1. ITV Report

Former Manchester United goalkeeper Harry Gregg dies

  • Video report by Mike Hall

Former Manchester United and Northern Ireland goalkeeper Harry Gregg has died at the age of 87.

His death was announced by the Harry Gregg Foundation on Monday morning (February 17.)

Gregg was hailed a hero of the 1958 Munich air disaster, in which 23 people were killed.

In the immediate aftermath of the Munich Air Disaster, the goalkeeper saved the lives of Dennis Viollet and Bobby Charlton, as well as a 20-month old baby and her badly injured, pregnant mother.

Charlton said in a statement on United's website: "Lady Norma and I are deeply saddened to hear of the passing of Harry Gregg.

"I was proud to call him a team-mate. For all the matter of fact things Harry said about that night in Munich, for me, he will always be remembered as a heroic figure. It's incredible to think that he went on to play in a match against Sheffield Wednesday just 13 days after that tragic night.

"A shining light both on and off the pitch. For so many reasons, he deserves to be remembered as one of the greatest names in Manchester United's history. Harry will be deeply missed and our thoughts are with Carolyn and his family at this very sad time."

On its Facebook page, the Harry Gregg Foundation said:

It is with great sorrow that we inform of the death of Manchester United and Northern Ireland legend Harry Gregg, OBE.

Harry passed away peacefully in hospital surrounded by his loving family.

The Gregg family would like to thank the medical staff at Causeway Hospital for their wonderful dedication to Harry over his last few weeks. To everyone who has called, visited or sent well wishes we thank you for the love and respect shown to Harry and the family."

– Harry Gregg Foundation, Facebook
Harry Gregg Credit: PA

In 2018, Harry Gregg spoke to Granada Reports about the Munich air disaster.

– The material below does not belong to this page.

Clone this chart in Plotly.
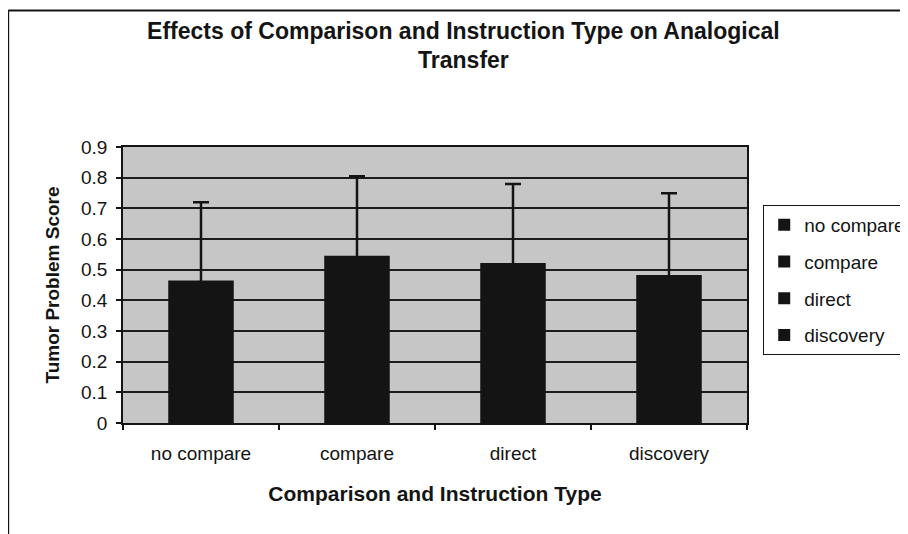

He recited a poem that he wrote as a tribute to the teammates that didn't make it home.

Gregg became the world's most expensive keeper when United, and Sir Matt Busby, shelled out £23,000 in 1957 and was voted the best at the World Cup a year later.

He spent nine years with the Red Devils and, although he never won a medal with the club, injury having ruled him out of the 1963 FA Cup final and restricted his appearances in two title-winning campaigns, an unforgettable career was forged.

In all he played 247 times for United, including, incredibly, a 3-0 win over Sheffield Wednesday just 13 days after the Munich tragedy.

He eventually left Old Trafford for the briefest of stopovers at Stoke and a underwhelming managerial career followed, with spells in charge of Shrewsbury, Swansea, Crewe and Carlisle.

Mr Gregg played 25 times for Northern Ireland.

  • Tribute by Manchester Munich Memorial Foundation Chairman, Patrick Burns

Patrick organises trips to Munich each year to remember the air disaster.

He got to know Harry through his work and even had the chance to stay at his house on one occasions.

He described him as a "legend" and a "lovely, lovely, lovely man".